Given request
Reproduce exactly the lines starting at the line that contains "Give me the matplotlib source for this chart." and ending at the line that contains "plt.rcParams['font.family'] = ['Liberation". Omit pictures.

Plotting code records:
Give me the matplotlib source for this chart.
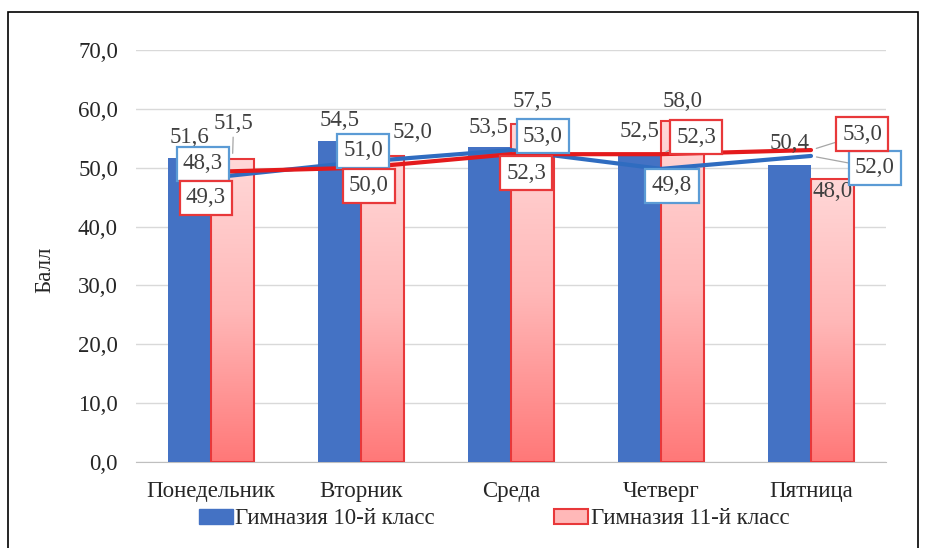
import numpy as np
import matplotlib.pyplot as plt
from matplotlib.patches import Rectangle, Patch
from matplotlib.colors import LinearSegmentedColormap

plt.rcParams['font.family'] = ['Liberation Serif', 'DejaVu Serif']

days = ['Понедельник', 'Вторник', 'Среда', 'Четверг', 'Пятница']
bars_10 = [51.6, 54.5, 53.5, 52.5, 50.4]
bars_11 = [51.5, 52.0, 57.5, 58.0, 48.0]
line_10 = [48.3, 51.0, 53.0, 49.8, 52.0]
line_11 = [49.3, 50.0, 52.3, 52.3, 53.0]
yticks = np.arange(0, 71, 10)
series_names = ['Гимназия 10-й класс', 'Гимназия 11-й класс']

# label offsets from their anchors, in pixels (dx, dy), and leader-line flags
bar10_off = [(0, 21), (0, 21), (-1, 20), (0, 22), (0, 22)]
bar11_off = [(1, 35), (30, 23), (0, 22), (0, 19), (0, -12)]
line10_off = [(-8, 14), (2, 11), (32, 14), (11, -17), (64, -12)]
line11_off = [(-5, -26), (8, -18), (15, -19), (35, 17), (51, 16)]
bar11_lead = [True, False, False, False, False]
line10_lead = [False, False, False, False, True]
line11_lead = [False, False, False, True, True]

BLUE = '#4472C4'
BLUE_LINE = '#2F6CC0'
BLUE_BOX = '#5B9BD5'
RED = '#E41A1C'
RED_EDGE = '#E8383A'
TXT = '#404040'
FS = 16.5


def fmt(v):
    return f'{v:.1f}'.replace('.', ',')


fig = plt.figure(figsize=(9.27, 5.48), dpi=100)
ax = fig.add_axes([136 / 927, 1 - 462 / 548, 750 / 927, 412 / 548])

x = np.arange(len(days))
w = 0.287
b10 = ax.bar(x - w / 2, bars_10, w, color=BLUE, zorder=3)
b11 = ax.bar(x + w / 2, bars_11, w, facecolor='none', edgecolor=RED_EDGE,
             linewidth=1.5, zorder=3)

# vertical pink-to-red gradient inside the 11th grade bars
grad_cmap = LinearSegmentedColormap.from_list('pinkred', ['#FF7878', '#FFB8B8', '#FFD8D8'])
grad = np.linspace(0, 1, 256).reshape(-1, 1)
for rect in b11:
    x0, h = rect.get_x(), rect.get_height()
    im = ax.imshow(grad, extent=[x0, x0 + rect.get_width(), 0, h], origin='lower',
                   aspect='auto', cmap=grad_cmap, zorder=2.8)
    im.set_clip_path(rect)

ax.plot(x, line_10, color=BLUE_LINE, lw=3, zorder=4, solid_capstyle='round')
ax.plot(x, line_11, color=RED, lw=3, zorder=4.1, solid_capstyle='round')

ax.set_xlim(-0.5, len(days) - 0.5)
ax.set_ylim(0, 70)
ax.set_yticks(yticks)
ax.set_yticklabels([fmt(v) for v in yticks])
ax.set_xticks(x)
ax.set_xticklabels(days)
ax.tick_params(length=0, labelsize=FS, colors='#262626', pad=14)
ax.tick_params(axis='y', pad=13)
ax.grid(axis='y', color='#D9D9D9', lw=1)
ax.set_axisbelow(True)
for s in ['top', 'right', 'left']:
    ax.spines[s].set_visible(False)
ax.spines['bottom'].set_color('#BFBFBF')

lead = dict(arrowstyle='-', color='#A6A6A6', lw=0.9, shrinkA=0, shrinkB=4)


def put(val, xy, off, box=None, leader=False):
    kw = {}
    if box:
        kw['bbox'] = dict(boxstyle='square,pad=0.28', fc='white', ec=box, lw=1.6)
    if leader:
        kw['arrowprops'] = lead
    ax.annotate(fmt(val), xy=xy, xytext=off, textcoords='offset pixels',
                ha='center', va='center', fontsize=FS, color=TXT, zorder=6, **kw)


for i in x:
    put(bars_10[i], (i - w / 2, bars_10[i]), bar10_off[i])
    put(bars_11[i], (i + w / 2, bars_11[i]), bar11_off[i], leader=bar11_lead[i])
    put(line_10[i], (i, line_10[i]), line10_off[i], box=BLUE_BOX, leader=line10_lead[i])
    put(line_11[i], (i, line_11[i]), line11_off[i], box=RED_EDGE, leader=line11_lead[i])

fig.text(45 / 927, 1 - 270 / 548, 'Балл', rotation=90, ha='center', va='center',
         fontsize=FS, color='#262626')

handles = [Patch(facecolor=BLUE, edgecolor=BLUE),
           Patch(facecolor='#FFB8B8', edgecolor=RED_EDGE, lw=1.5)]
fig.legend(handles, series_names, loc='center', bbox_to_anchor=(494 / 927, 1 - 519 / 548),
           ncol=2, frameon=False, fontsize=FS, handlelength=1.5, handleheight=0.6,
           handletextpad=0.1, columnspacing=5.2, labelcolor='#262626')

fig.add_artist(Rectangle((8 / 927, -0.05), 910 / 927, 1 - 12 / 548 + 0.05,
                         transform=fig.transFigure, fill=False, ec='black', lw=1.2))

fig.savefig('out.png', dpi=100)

* * *

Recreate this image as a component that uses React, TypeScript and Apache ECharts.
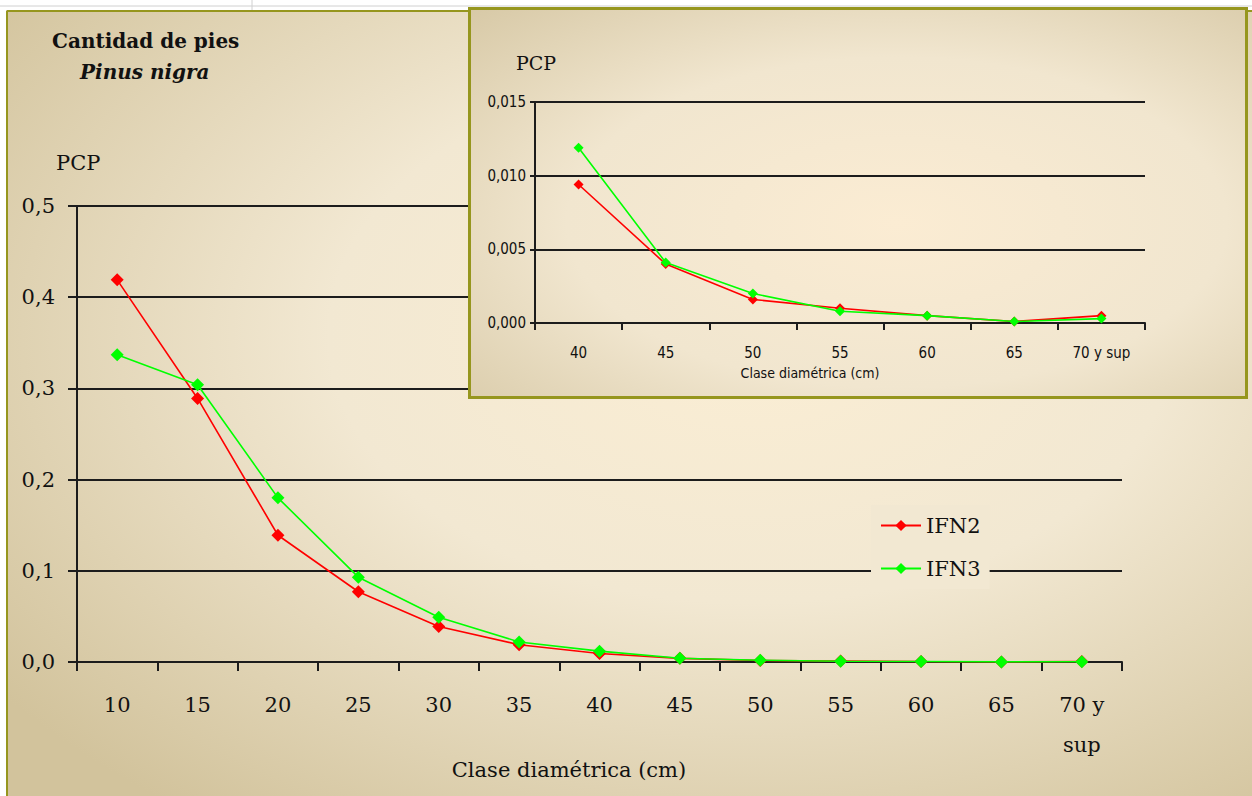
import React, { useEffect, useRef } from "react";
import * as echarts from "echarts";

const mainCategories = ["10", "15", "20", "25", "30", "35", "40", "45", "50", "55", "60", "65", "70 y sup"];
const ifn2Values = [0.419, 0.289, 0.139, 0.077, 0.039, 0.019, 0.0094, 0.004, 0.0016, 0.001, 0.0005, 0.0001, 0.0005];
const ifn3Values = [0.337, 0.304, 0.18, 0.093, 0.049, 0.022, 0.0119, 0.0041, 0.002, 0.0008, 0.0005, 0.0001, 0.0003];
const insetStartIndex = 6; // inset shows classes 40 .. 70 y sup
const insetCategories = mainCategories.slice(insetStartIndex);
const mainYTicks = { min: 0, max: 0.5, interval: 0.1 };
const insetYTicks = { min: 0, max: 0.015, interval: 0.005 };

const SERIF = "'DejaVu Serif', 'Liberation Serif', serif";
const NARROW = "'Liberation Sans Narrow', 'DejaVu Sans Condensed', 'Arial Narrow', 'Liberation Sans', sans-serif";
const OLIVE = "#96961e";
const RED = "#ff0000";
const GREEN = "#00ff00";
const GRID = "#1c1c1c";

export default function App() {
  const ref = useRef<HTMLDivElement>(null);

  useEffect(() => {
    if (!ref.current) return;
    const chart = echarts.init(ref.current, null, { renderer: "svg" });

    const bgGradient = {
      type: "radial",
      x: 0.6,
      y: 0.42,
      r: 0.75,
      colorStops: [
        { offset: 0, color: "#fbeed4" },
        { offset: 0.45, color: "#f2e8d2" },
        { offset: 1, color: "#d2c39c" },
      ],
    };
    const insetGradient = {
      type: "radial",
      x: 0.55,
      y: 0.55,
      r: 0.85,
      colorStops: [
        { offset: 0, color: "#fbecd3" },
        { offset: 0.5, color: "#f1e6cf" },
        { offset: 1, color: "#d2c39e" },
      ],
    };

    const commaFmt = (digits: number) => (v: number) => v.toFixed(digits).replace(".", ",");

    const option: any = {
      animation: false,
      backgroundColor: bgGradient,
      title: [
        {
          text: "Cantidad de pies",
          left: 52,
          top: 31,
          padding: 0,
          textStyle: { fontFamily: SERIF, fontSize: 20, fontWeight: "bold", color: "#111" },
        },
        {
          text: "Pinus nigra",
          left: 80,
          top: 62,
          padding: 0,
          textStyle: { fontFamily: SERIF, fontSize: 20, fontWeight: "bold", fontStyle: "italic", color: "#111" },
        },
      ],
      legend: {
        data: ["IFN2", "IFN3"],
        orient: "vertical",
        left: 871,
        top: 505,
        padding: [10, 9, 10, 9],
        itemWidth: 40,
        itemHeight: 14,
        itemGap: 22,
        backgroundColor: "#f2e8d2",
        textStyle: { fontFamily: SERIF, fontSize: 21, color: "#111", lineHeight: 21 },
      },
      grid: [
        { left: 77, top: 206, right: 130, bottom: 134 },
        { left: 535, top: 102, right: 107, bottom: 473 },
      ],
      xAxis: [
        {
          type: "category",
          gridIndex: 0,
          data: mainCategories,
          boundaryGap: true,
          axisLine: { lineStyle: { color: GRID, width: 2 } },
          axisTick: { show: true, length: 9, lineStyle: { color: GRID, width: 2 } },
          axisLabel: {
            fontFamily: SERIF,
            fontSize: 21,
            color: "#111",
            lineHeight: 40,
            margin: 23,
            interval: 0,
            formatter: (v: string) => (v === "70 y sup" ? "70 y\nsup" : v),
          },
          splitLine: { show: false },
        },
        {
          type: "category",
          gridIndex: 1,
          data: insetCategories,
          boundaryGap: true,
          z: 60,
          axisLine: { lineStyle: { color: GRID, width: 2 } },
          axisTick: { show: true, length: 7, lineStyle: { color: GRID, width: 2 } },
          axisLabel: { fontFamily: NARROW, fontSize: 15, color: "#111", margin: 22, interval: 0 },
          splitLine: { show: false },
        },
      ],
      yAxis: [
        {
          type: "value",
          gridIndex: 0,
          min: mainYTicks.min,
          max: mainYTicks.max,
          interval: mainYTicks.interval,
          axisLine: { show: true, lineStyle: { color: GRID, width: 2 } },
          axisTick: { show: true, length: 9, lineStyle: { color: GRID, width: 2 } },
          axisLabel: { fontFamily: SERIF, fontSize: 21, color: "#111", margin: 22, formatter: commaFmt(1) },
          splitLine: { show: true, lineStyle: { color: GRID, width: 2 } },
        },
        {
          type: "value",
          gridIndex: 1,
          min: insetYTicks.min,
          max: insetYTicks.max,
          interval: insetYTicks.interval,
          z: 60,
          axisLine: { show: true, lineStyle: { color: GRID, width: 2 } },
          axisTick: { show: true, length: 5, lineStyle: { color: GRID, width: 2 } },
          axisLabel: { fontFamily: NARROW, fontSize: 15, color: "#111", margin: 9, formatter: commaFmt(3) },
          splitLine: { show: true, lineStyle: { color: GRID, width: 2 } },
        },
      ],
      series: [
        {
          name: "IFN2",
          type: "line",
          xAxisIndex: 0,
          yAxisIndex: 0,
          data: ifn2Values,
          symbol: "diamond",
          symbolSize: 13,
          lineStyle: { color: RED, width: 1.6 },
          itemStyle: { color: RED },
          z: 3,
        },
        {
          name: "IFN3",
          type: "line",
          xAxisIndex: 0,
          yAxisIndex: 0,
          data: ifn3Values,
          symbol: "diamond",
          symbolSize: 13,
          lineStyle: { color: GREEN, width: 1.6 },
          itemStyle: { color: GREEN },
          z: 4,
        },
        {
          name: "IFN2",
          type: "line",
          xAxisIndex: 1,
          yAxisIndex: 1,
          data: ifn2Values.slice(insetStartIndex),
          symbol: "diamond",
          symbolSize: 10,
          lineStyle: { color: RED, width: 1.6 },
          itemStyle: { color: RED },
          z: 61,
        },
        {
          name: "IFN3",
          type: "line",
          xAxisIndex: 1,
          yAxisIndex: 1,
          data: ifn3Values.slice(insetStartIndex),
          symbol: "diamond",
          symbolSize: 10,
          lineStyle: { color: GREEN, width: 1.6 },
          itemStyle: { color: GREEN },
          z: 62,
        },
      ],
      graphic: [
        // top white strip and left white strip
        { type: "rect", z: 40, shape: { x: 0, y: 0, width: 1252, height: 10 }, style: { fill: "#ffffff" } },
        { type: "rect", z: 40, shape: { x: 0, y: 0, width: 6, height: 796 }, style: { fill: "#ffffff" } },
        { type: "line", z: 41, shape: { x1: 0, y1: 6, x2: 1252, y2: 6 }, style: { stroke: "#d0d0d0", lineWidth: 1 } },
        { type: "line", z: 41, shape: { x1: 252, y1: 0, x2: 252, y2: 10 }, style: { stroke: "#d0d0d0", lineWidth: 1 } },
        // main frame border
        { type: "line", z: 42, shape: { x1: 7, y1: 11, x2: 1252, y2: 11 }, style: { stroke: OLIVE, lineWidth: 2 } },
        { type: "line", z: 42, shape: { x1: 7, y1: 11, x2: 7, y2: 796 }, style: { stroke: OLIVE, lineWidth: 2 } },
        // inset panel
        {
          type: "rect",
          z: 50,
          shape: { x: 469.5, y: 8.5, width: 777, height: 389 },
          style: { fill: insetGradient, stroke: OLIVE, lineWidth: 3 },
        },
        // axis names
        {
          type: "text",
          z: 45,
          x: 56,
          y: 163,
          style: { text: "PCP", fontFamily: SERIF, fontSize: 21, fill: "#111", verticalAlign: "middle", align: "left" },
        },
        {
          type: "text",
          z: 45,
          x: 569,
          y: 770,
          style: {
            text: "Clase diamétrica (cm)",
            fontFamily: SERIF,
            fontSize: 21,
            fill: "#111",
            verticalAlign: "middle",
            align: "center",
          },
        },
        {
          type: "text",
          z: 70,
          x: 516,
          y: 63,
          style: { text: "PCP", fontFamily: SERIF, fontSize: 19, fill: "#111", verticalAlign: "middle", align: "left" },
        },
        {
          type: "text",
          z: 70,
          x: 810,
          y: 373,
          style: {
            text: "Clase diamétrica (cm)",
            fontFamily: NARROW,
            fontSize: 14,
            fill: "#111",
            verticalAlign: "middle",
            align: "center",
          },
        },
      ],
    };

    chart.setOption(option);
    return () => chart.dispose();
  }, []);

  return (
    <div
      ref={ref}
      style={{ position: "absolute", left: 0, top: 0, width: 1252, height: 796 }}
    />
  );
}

Answer below
Give me the matplotlib source for this chart.
import numpy as np
import matplotlib.pyplot as plt
from matplotlib.patches import Rectangle, Patch
from matplotlib.colors import LinearSegmentedColormap

plt.rcParams['font.family'] = ['Liberation Serif', 'DejaVu Serif']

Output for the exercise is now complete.